Posted February 7, 2005
Romano Guardini on Prayer
From the book: The Art of Praying: The Principles and Methods of Christian Prayer [This book is already cited on our website under authors – Romano Guardini]
Prayer is only as good as the preparation for it.
Above all, we must prepare ourselves for prayer. The same applies also to all worldly matters. No one with a serious task before him will approach it unprepared, but will concentrate on the demands he has to face. If we appreciate good music we shall not arrive at the performance at the last minute, allowing for no transition between the noise and unrest of the street and the opening bars of the concert. We shall be there in good time and hold ourselves ready for the beautiful experience before us. Anyone who has the right feeling for things which are great and important will, before tackling them, banish distraction and recollect himself inwardly.
The same must hold good for prayer — all the more since God, as we have said, is hidden and must be found in faith. Praying is an act of religious worship. The faculty which it must awaken and turn toward the object of worship — if this term may be used — is not merely that of thought and action, but the inmost “inwardness” of the soul: in other words, the very thing which in man corresponds to the mysterious holiness of God. In everyday life this inner faculty is silent or at bet just faintly noticeable, for man is wholly occupied with the worldly aspect of his being, living as it were by his worldly powers. But if prayer is to be true, then that which belongs to the sphere of the holy must come into its own.

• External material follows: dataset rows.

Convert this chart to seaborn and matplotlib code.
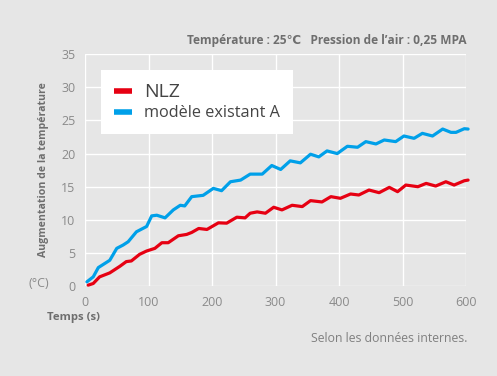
import numpy as np
import pandas as pd
import matplotlib as mpl
import matplotlib.pyplot as plt
from matplotlib.lines import Line2D
import seaborn as sns

# NLZ (red)
t_nlz = [5, 13, 23, 39, 55, 65, 73, 86, 97, 110, 121, 131, 147, 160, 168, 179, 192,
         210, 223, 239, 252, 260, 271, 284, 297, 310, 326, 342, 355, 373, 387, 402,
         418, 431, 447, 463, 479, 492, 505, 524, 537, 552, 568, 581, 597, 603]
v_nlz = [0.15, 0.4, 1.4, 2.0, 3.0, 3.7, 3.8, 4.8, 5.3, 5.7, 6.55, 6.55, 7.6, 7.8, 8.1,
         8.7, 8.55, 9.55, 9.5, 10.4, 10.3, 11.0, 11.2, 11.0, 11.9, 11.5, 12.2, 12.0,
         12.9, 12.7, 13.5, 13.25, 13.9, 13.75, 14.5, 14.1, 14.9, 14.25, 15.25, 15.0,
         15.5, 15.1, 15.75, 15.25, 15.9, 16.0]

# modèle existant A (blue)
t_ext = [3, 13, 21, 39, 50, 60, 68, 81, 97, 105, 113, 126, 139, 150, 157, 168, 186,
         202, 215, 229, 245, 260, 279, 294, 308, 323, 339, 355, 368, 381, 397, 413,
         429, 442, 458, 471, 489, 502, 518, 531, 547, 563, 576, 584, 597, 603]
v_ext = [0.65, 1.4, 2.8, 3.9, 5.7, 6.2, 6.7, 8.2, 9.0, 10.6, 10.7, 10.3, 11.5, 12.2,
         12.1, 13.5, 13.7, 14.75, 14.4, 15.75, 16.0, 16.9, 16.9, 18.2, 17.6, 18.9,
         18.6, 19.9, 19.5, 20.4, 20.0, 21.1, 20.95, 21.8, 21.45, 22.05, 21.8, 22.65,
         22.3, 23.05, 22.65, 23.7, 23.2, 23.2, 23.75, 23.7]

series = ['NLZ', 'modèle existant A']
colors = {'NLZ': '#e60012', 'modèle existant A': '#00a0e9'}
xticks = [0, 100, 200, 300, 400, 500, 600]
yticks = [0, 5, 10, 15, 20, 25, 30, 35]

df = pd.concat([
    pd.DataFrame({'t': t_nlz, 'v': v_nlz, 'serie': series[0]}),
    pd.DataFrame({'t': t_ext, 'v': v_ext, 'serie': series[1]}),
])

bg = '#e6e6e6'
sns.set_theme(style='whitegrid', rc={
    'axes.facecolor': bg, 'figure.facecolor': bg,
    'grid.color': 'white', 'grid.linewidth': 1.0,
})
plt.rcParams['font.family'] = ['Open Sans', 'DejaVu Sans']

fig = plt.figure(figsize=(4.97, 3.76), dpi=100)
ax = fig.add_axes([0.171, 0.239, 0.767, 0.617])

sns.lineplot(data=df, x='t', y='v', hue='serie', palette=colors,
             linewidth=2.3, legend=False, ax=ax, clip_on=False)

ax.set_xlim(0, 600)
ax.set_ylim(0, 35)
ax.set_xticks(xticks)
ax.set_yticks(yticks)
for s in ax.spines.values():
    s.set_visible(False)
ax.tick_params(axis='both', colors='white', length=4, width=1.0,
               labelcolor='#8a8a8a', labelsize=9, pad=3)
ax.set_xlabel('')
ax.set_ylabel('')

gray = '#6e6e6e'
fig.text(0.938, 0.893, 'Température : 25℃   Pression de l\u2019air : 0,25 MPA',
         ha='right', va='center', fontsize=8.6, fontweight='bold', color=gray)
fig.text(0.087, 0.55, 'Augmentation de la température', rotation=90,
         ha='center', va='center', fontsize=7.6, fontweight='bold', color=gray)
fig.text(0.078, 0.245, '(°C)', ha='center', va='center', fontsize=9, color='#8a8a8a')
fig.text(0.147, 0.155, 'Temps (s)', ha='center', va='center', fontsize=8.2,
         fontweight='bold', color=gray)
fig.text(0.94, 0.101, 'Selon les données internes.', ha='right', va='center',
         fontsize=8.8, color='#808080')

handles = [Line2D([], [], color=colors[s], linewidth=4, solid_capstyle='butt')
           for s in series]
leg = fig.legend(handles, series, loc='upper left', bbox_to_anchor=(0.203, 0.815),
                 frameon=True, fancybox=False, framealpha=1, edgecolor='white',
                 facecolor='white', handlelength=1.2, handletextpad=0.8,
                 borderpad=0.85, labelspacing=0.3, borderaxespad=0)
leg.get_frame().set_linewidth(0)
texts = leg.get_texts()
texts[0].set_fontsize(14)
texts[1].set_fontsize(11.7)
for t in texts:
    t.set_color('#444444')

fig.savefig('out.png', dpi=100, facecolor=bg)
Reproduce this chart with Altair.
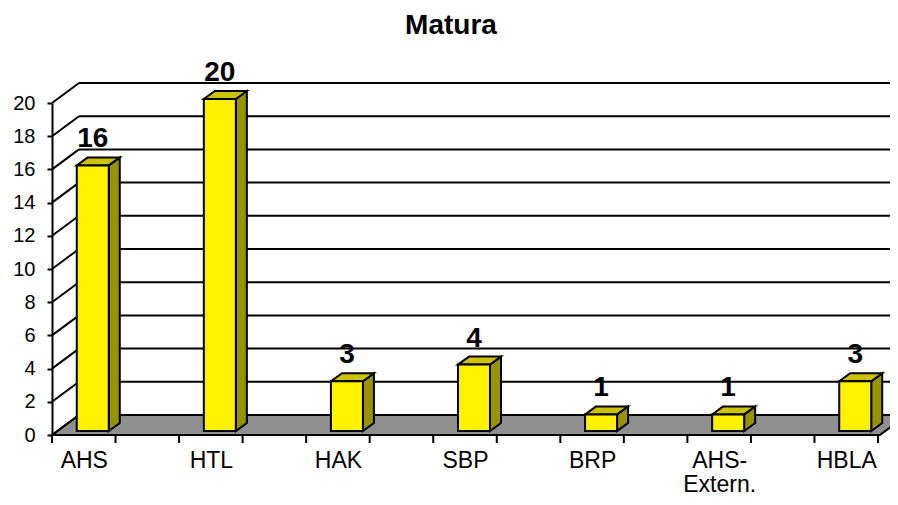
import json
import altair as alt
import pandas as pd

# ---- data ----
categories = ["AHS", "HTL", "HAK", "SBP", "BRP", "AHS-Extern.", "HBLA"]
values = [16, 20, 3, 4, 1, 1, 3]
label_lines = [["AHS"], ["HTL"], ["HAK"], ["SBP"], ["BRP"], ["AHS-", "Extern."], ["HBLA"]]
y_ticks = [0, 2, 4, 6, 8, 10, 12, 14, 16, 18, 20]
x_tick_slots = list(range(0, 14))

# ---- layout constants (pixels) ----
W, H = 826, 332
XMAX, YMAX = 13, 20
ppx, ppy = W / XMAX, H / YMAX
DEPTH_DX, DEPTH_DY = 27, 20      # offset of the back wall
BAR_DX, BAR_DY = 9, 4            # bar front face offset from the front edge
SIDE_DX, SIDE_DY = 11, 8         # bar depth
BAR_W = 32

FONT = "Liberation Sans"
YELLOW, TOP, SIDE, FLOOR = "#FFF100", "#CCC200", "#989300", "#8F8F8F"

pos = [2 * i + 0.5 for i in range(len(categories))]

bars = pd.DataFrame({"name": categories, "v": values, "p": pos})
bars["xl"] = bars["p"] + (BAR_DX - BAR_W / 2) / ppx
bars["xr"] = bars["xl"] + BAR_W / ppx
bars["xc"] = (bars["xl"] + bars["xr"]) / 2
bars["y0"] = BAR_DY / ppy
bars["y1"] = bars["v"] + bars["y0"]

side_rows, top_rows = [], []
for r in bars.to_dict("records"):
    side_rows.append({"name": r["name"], "x": r["xr"], "ya": r["y1"], "yb": r["y0"]})
    side_rows.append({"name": r["name"], "x": r["xr"] + SIDE_DX / ppx,
                      "ya": r["y1"] + SIDE_DY / ppy, "yb": r["y0"] + SIDE_DY / ppy})
    top_rows.append({"name": r["name"], "y": r["y1"], "xa": r["xl"], "xb": r["xr"]})
    top_rows.append({"name": r["name"], "y": r["y1"] + SIDE_DY / ppy,
                     "xa": r["xl"] + SIDE_DX / ppx, "xb": r["xr"] + SIDE_DX / ppx})
side = pd.DataFrame(side_rows)
top = pd.DataFrame(top_rows)

floor = pd.DataFrame({
    "y": [0, DEPTH_DY / ppy],
    "xa": [0, DEPTH_DX / ppx],
    "xb": [XMAX + 0.03, XMAX + 0.03 + DEPTH_DX / ppx],
})
grid = pd.DataFrame({"v": y_ticks[1:]})
grid["y"] = grid["v"] + DEPTH_DY / ppy
grid["xa"] = DEPTH_DX / ppx
grid["xb"] = XMAX + 1
diag = pd.DataFrame({"v": y_ticks})
diag["x"] = 0.0
diag["x2"] = DEPTH_DX / ppx
diag["y2"] = diag["v"] + DEPTH_DY / ppy
ticks = pd.DataFrame({"t": x_tick_slots})

xs = alt.Scale(domain=[0, XMAX], nice=False, zero=False)
ys = alt.Scale(domain=[0, YMAX], nice=False, zero=False)

label_expr = json.dumps(label_lines) + "[round((datum.value - 0.5) / 2)]"

x_axis = alt.Axis(values=pos, labelExpr=label_expr, ticks=False, tickSize=0,
                  domain=False, grid=False, title=None, labelAngle=0,
                  labelFont=FONT, labelFontSize=23, labelColor="black",
                  labelBaseline="alphabetic", labelPadding=32,
                  labelLineHeight=24, labelOverlap=False, labelBound=False)
y_axis = alt.Axis(values=y_ticks, tickSize=5, tickWidth=2, tickColor="black",
                  domainColor="black", domainWidth=2, grid=False, title=None,
                  labelFont=FONT, labelFontSize=20, labelColor="black",
                  labelPadding=12)


def X(field):
    return alt.X(field, scale=xs, axis=x_axis, title=None)


def Y(field):
    return alt.Y(field, scale=ys, axis=y_axis, title=None)


floor_layer = alt.Chart(floor).mark_area(
    orient="horizontal", color=FLOOR, stroke="black", strokeWidth=2
).encode(y=Y("y:Q"), x=X("xa:Q"), x2="xb:Q")

grid_layer = alt.Chart(grid).mark_rule(color="black", strokeWidth=2).encode(
    y=Y("y:Q"), x=X("xa:Q"), x2="xb:Q"
)

diag_layer = alt.Chart(diag).mark_rule(color="black", strokeWidth=2).encode(
    x=X("x:Q"), x2="x2:Q", y=Y("v:Q"), y2="y2:Q"
)

side_layer = alt.Chart(side).mark_area(
    color=SIDE, stroke="black", strokeWidth=2
).encode(x=X("x:Q"), y=Y("ya:Q"), y2="yb:Q", detail="name:N")

top_layer = alt.Chart(top).mark_area(
    orient="horizontal", color=TOP, stroke="black", strokeWidth=2
).encode(y=Y("y:Q"), x=X("xa:Q"), x2="xb:Q", detail="name:N")

front_layer = alt.Chart(bars).mark_bar(
    color=YELLOW, stroke="black", strokeWidth=2
).encode(x=X("xl:Q"), x2="xr:Q", y=Y("y1:Q"), y2="y0:Q")

label_layer = alt.Chart(bars).mark_text(
    font=FONT, fontSize=28, fontWeight="bold", color="black",
    baseline="alphabetic", dy=-18
).encode(x=X("xc:Q"), y=Y("y1:Q"), text="v:Q")

tick_layer = alt.Chart(ticks).mark_rule(color="black", strokeWidth=2).encode(
    x=X("t:Q"), y=alt.value(H), y2=alt.value(H + 8)
)

chart = alt.layer(
    floor_layer, grid_layer, diag_layer, side_layer, top_layer,
    front_layer, label_layer, tick_layer
).properties(
    width=W, height=H,
    autosize=alt.AutoSizeParams(type="none"),
    padding={"left": 44, "top": 95, "right": 12, "bottom": 62},
    background="white",
    title=alt.TitleParams("Matura", font=FONT, fontSize=28, fontWeight="bold",
                          color="black", anchor="middle", dx=-14, offset=19),
).configure_view(strokeWidth=0)

chart.save("out.html", embed_options={"renderer": "svg", "actions": False})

Recollectedness as “composure and concentration”
Recollectedness, for one thing, means that man becomes composed and concentrated. Usually he is distracted by the diversity of objects and events, agitated by friendly or hostile contacts, assailed by desires, fear, care, or passion. He is constantly bent on achieving something, or on warding off something, on acquiring or rejecting, on building up or destroying. Man always wants something; and to want means to be on the way, either toward a goal or away from a danger. This has been so ever since man existed and is even more so with modern man. Man likes to think of himself as active, striving, and creative. In this he is only partly right. He would in fact be even more right if he thought of himself as a restless being, incapable of standing still or of concentrating; as one who uses up people, things, thoughts, and words without, however, finding fulfillment; as a being who has lost the link with the center and who, with all his knowledge and abilities, is a victim of chance. This restless being wants to pray. Can he do it? Only if he steps out of the stream of restlessness and composes himself.
This means discarding roaming desires and concentrating on that thing alone which, for the time being, is the only one that matters. He must detach himself and say, “Now there is nothing which concerns me, except prayer. The next ten minutes” (or whatever time he may have allocated to it) “are reserved for this. Everything else is excluded; I am completely free and dedicated to this one task,” and he must be completely honest in this, for man is an artful creature and the artfulness of his heart asserts itself in religious matters.
No sooner has he started to pray than, conjured up by his inner unrest, all sorts of other things clamor for attention: a task at work, a conversation, an errand, a newspaper, a book. All these suddenly appear most important, and prayer seems a sheer waste of time. But he fritters it away with useless activities. To recollect oneself means to overcome this deception which springs from unrest and to become still; to free oneself of everything which is irrelevant, and to hold oneself at the disposal of God, who alone matters now.